Ship Meteorological Logs

Scope and Content

Our collection is composed of many thousands of worldwide records from Merchant and Royal Navy ships which typically date from the mid-nineteenth to the late twentieth century.We even hold logs made on board certain historic voyages such as HMS Beagle, on which Darwin once sailed with Captain FitzRoy to the Galapagos Islands in 1837; and HMS Erebus which undertook several daring voyages to the poles ultimately ending in tragedy as the ship became icebound in the Arctic.

Administrative / Biographical History

The weather has always played an important role in marine navigation, especially in the days of sailing ships. The sixteenth century saw a vast expansion in the number of long distance voyages to exotic lands and such epic voyages necessitated uniform procedures in weather observing practices, which accordingly generated many paper records.
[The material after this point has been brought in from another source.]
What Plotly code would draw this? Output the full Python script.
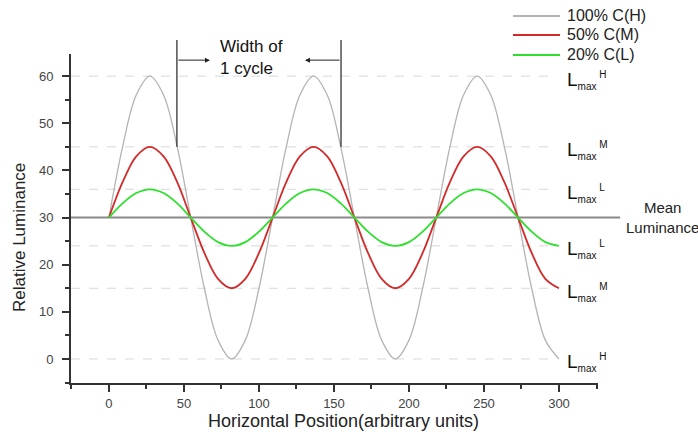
import plotly.graph_objects as go

# Data (12 samples per cycle, cycle ~109 units)
x_pos = [0, 9.1, 18.2, 27.3, 36.4, 45.5, 54.5, 63.6, 72.7, 81.8, 90.9, 100.0,
         109.1, 118.2, 127.3, 136.4, 145.5, 154.5, 163.6, 172.7, 181.8, 190.9,
         200.0, 209.1, 218.2, 227.3, 236.4, 245.5, 254.5, 263.6, 272.7, 281.8,
         290.9, 300.0]
lum_high = [30, 45, 56, 60, 56, 45, 30, 15, 4, 0, 4, 15,
            30, 45, 56, 60, 56, 45, 30, 15, 4, 0, 4, 15,
            30, 45, 56, 60, 56, 45, 30, 15, 4, 0]
lum_mid = [30, 37.5, 43, 45, 43, 37.5, 30, 22.5, 17, 15, 17, 22.5,
           30, 37.5, 43, 45, 43, 37.5, 30, 22.5, 17, 15, 17, 22.5,
           30, 37.5, 43, 45, 43, 37.5, 30, 22.5, 17, 15]
lum_low = [30, 33, 35.2, 36, 35.2, 33, 30, 27, 24.8, 24, 24.8, 27,
           30, 33, 35.2, 36, 35.2, 33, 30, 27, 24.8, 24, 24.8, 27,
           30, 33, 35.2, 36, 35.2, 33, 30, 27, 24.8, 24]
series_names = ["100% C(H)", "50% C(M)", "20% C(L)"]
series_colors = ["#b4b4b4", "#d42a2a", "#2ee02e"]

ref_levels = [60, 45, 36, 24, 15, 0]
ref_labels = ["H", "M", "L", "L", "M", "H"]
mean_level = 30
cycle_start = 45.3
cycle_end = 154.7
arrow_y = 63.4

XR = [-25.3, 326]
YR = [-5.1, 64.7]
ML, MR, MT, MB = 71, 100, 54, 53
W, H = 698, 436
PW, PH = W - ML - MR, H - MT - MB


def xp(v):
    return (v - XR[0]) / (XR[1] - XR[0])


def yp(v):
    return (v - YR[0]) / (YR[1] - YR[0])


def pxx(px):
    return (px - ML) / PW


def pxy(py):
    return (H - MB - py) / PH


FONT = "Liberation Sans, Arial, sans-serif"
fig = go.Figure()
for ys, nm, c, w in zip([lum_high, lum_mid, lum_low], series_names, series_colors, [1.3, 1.8, 1.8]):
    fig.add_trace(go.Scatter(x=x_pos, y=ys, name=nm, mode="lines", showlegend=False,
                             line=dict(color=c, width=w, shape="spline", smoothing=1.0)))

shapes = []
annotations = []

# reference (max/min) levels
for lv in ref_levels:
    shapes.append(dict(type="line", xref="paper", yref="y", x0=0, x1=xp(298), y0=lv, y1=lv,
                       line=dict(color="#d8d8d8", width=1, dash="dash"), layer="below"))
# mean luminance line
shapes.append(dict(type="line", xref="paper", yref="paper", x0=0, x1=1.042,
                   y0=yp(mean_level), y1=yp(mean_level),
                   line=dict(color="#8a8a8a", width=2), layer="below"))
# cycle markers
for cx in [cycle_start, cycle_end]:
    shapes.append(dict(type="line", xref="paper", yref="paper", x0=xp(cx), x1=xp(cx),
                       y0=yp(45), y1=1.0426, line=dict(color="#333333", width=1.3)))

# legend (drawn manually for exact placement)
for i, (nm, c) in enumerate(zip(series_names, series_colors)):
    ly = [16, 35, 55][i]
    shapes.append(dict(type="line", xref="paper", yref="paper", x0=pxx(513), x1=pxx(560),
                       y0=pxy(ly), y1=pxy(ly), line=dict(color=c, width=2)))
    annotations.append(dict(x=pxx(565), y=pxy(ly), xref="paper", yref="paper", text=nm,
                            showarrow=False, xanchor="left", yanchor="middle",
                            font=dict(family=FONT, size=16, color="#222222")))

for lv, lab in zip(ref_levels, ref_labels):
    annotations.append(dict(x=pxx(565), y=yp(lv) - 0.012, xref="paper", yref="paper",
                            text="L<sub><span style='font-size:10px'>max</span></sub>"
                                 "<sup><span style='font-size:10px'> " + lab + "</span></sup>",
                            showarrow=False, xanchor="left", yanchor="middle",
                            font=dict(family=FONT, size=19, color="#111111")))
annotations.append(dict(x=pxx(662), y=yp(mean_level), xref="paper", yref="paper",
                        text="Mean<br>Luminance", showarrow=False, xanchor="center",
                        yanchor="middle", font=dict(family=FONT, size=15, color="#222222")))
annotations.append(dict(x=pxx(218), y=pxy(57), xref="paper", yref="paper",
                        text="Width of<br>1 cycle", showarrow=False, xanchor="left", align="left",
                        yanchor="middle", font=dict(family=FONT, size=17, color="#111111")))
annotations.append(dict(x=67.3, y=arrow_y, ax=cycle_start, ay=arrow_y, xref="x", yref="y",
                        axref="x", ayref="y", text="", showarrow=True, arrowhead=2,
                        arrowsize=1, arrowwidth=1, arrowcolor="#222222", standoff=0))
annotations.append(dict(x=130.7, y=arrow_y, ax=cycle_end, ay=arrow_y, xref="x", yref="y",
                        axref="x", ayref="y", text="", showarrow=True, arrowhead=2,
                        arrowsize=1, arrowwidth=1, arrowcolor="#222222", standoff=0))
# axis titles
annotations.append(dict(x=pxx(343), y=pxy(421), xref="paper", yref="paper",
                        text="Horizontal Position(arbitrary units)", showarrow=False,
                        xanchor="center", yanchor="middle",
                        font=dict(family=FONT, size=18, color="#222222")))
annotations.append(dict(x=pxx(19), y=pxy(238), xref="paper", yref="paper",
                        text="Relative Luminance", showarrow=False, textangle=-90,
                        xanchor="center", yanchor="middle",
                        font=dict(family=FONT, size=17, color="#222222")))

axis_common = dict(showline=True, linecolor="#333333", linewidth=2, ticks="outside",
                   ticklen=7, tickwidth=1.5, tickcolor="#333333", showgrid=False,
                   zeroline=False, mirror=False,
                   tickfont=dict(family=FONT, size=13, color="#444444"))

fig.update_layout(
    width=W, height=H,
    margin=dict(l=ML, r=MR, t=MT, b=MB),
    paper_bgcolor="white", plot_bgcolor="white",
    font=dict(family=FONT),
    showlegend=False,
    shapes=shapes,
    annotations=annotations,
    xaxis=dict(range=XR, dtick=50, tick0=0,
               minor=dict(dtick=25, tick0=0, ticks="outside", ticklen=4, tickcolor="#333333"),
               **axis_common),
    yaxis=dict(range=YR, dtick=10, tick0=0,
               minor=dict(dtick=5, tick0=0, ticks="outside", ticklen=4, tickcolor="#333333"),
               ticklabelstandoff=6,
               **axis_common),
)

fig.write_html("out.html")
By the late seventeenth century knowledge of weather at sea had advanced to such an extent that on the basis of that accumulated knowledge the English mathematician and astronomer Edmund Halley was able to produce one of the most valuable contributions to the newly emerging science of meteorology, namely the effect of ocean currents on global trade winds.
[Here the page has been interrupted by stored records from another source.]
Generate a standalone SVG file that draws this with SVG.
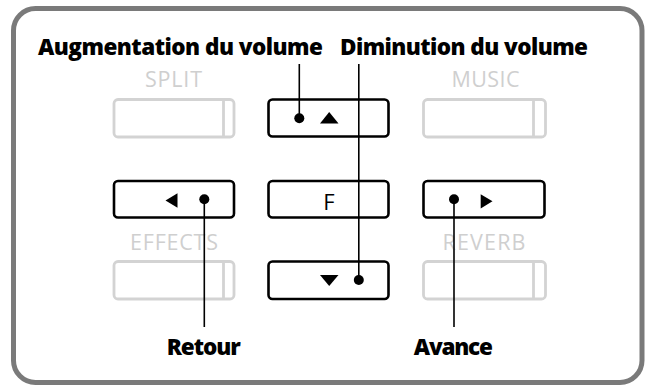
<svg xmlns="http://www.w3.org/2000/svg" width="646" height="385" viewBox="0 0 646 385">
<style>
.btn{fill:#fff;stroke:#000;stroke-width:2.6}
.gbtn{fill:#fff;stroke:#d3d3d3;stroke-width:2.8}
.gdiv{stroke:#d3d3d3;stroke-width:2.8}
.glbl{font-family:"Open Sans",sans-serif;font-size:21.5px;fill:#cfcfcf;text-anchor:middle}
.lbl{font-family:"Open Sans",sans-serif;font-weight:800;font-size:22.5px;fill:#000;text-anchor:middle}
.conn{stroke:#000;stroke-width:1.6;fill:none}
.dot{fill:#000}
.tri{fill:#000}
</style>
<rect x="13.5" y="8.5" width="628.5" height="374" rx="22" fill="#fff" stroke="#7a7a7a" stroke-width="5"/>
<g id="split">
<rect class="gbtn" x="114" y="99.5" width="120" height="37.5" rx="4"/>
<line class="gdiv" x1="223.5" y1="99.5" x2="223.5" y2="137"/>
<text class="glbl" x="173.5" y="87" textLength="57">SPLIT</text>
</g>
<g id="music">
<rect class="gbtn" x="423.5" y="99.5" width="122" height="37.5" rx="4"/>
<line class="gdiv" x1="533.5" y1="99.5" x2="533.5" y2="137"/>
<text class="glbl" x="485.5" y="87" textLength="68">MUSIC</text>
</g>
<g id="effects">
<rect class="gbtn" x="114" y="261.5" width="120" height="37.5" rx="4"/>
<line class="gdiv" x1="223.5" y1="261.5" x2="223.5" y2="299"/>
<text class="glbl" x="174" y="249.5" textLength="88">EFFECTS</text>
</g>
<g id="reverb">
<rect class="gbtn" x="423.5" y="261.5" width="122" height="37.5" rx="4"/>
<line class="gdiv" x1="533.5" y1="261.5" x2="533.5" y2="299"/>
<text class="glbl" x="484" y="249.5" textLength="83">REVERB</text>
</g>
<g id="up">
<rect class="btn" x="268.5" y="99.5" width="120" height="37" rx="4"/>
<polygon class="tri" points="320,123.5 338.5,123.5 329.2,112"/>
</g>
<g id="f">
<rect class="btn" x="268.5" y="181" width="120" height="36.5" rx="4"/>
<text x="329" y="210" font-family="Open Sans, sans-serif" font-size="22" text-anchor="middle" fill="#000">F</text>
</g>
<g id="down">
<rect class="btn" x="268.5" y="261.5" width="120" height="37.5" rx="4"/>
<polygon class="tri" points="320,275 338.5,275 329.2,286"/>
</g>
<g id="left">
<rect class="btn" x="114" y="181" width="120" height="36.5" rx="4"/>
<polygon class="tri" points="165.5,200.5 177.5,193.3 177.5,207.8"/>
</g>
<g id="right">
<rect class="btn" x="423.5" y="181" width="121" height="36.5" rx="4"/>
<polygon class="tri" points="492.5,201.3 480.7,194.2 480.7,208.6"/>
</g>
<g id="connectors">
<line class="conn" x1="299.3" y1="64" x2="299.3" y2="118.3"/>
<circle class="dot" cx="299.3" cy="118.3" r="5"/>
<line class="conn" x1="358.8" y1="64" x2="358.8" y2="280"/>
<circle class="dot" cx="358.8" cy="280" r="5"/>
<line class="conn" x1="204.3" y1="199.3" x2="204.3" y2="327"/>
<circle class="dot" cx="204.3" cy="199.3" r="5"/>
<line class="conn" x1="454" y1="199.3" x2="454" y2="327"/>
<circle class="dot" cx="454" cy="199.3" r="5"/>
</g>
<g id="labels">
<text class="lbl" x="180.5" y="55" textLength="285">Augmentation du volume</text>
<text class="lbl" x="464" y="55" textLength="248">Diminution du volume</text>
<text class="lbl" x="203.7" y="355" textLength="74">Retour</text>
<text class="lbl" x="453.3" y="355" textLength="79">Avance</text>
</g>
</svg>
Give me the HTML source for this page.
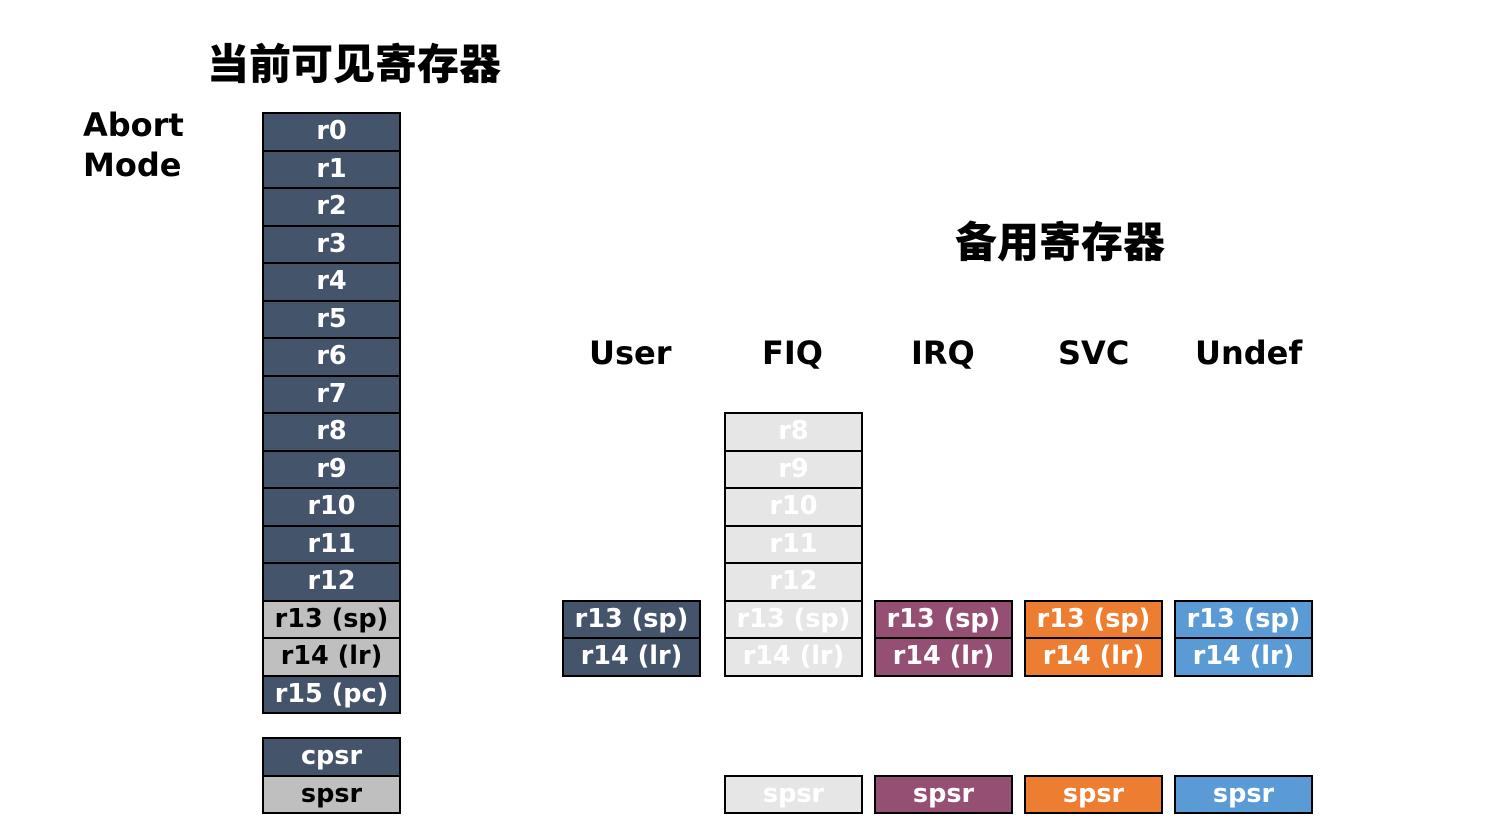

Ships meteorological logs performed a vital role in early twentieth century forecasting. In 1907 an arrangement was made between the Met Office and the Admiralty that all weather reports received from HM Ships when cruising in the Atlantic would be sent to the Met Office for the purposes of forecasting UK weather. This proved to be an epoch making decision in the history of synoptic meteorology for it ended the hitherto scarce amount of data available from the very area from which most UK weather originated. The advent of wireless telegraphy at this time also meant that observations of high accuracy could be taken and transmitted to London with immense speed.

This arrangement was still further cemented after the First World War and from that point onwards the Met Office was seldom without reliable reports from the Atlantic, which proved invaluable in the preparation of accurate daily forecasts. In recent years, these once working logs have provided a rich source of historical weather data for modern climate and oceanographic research.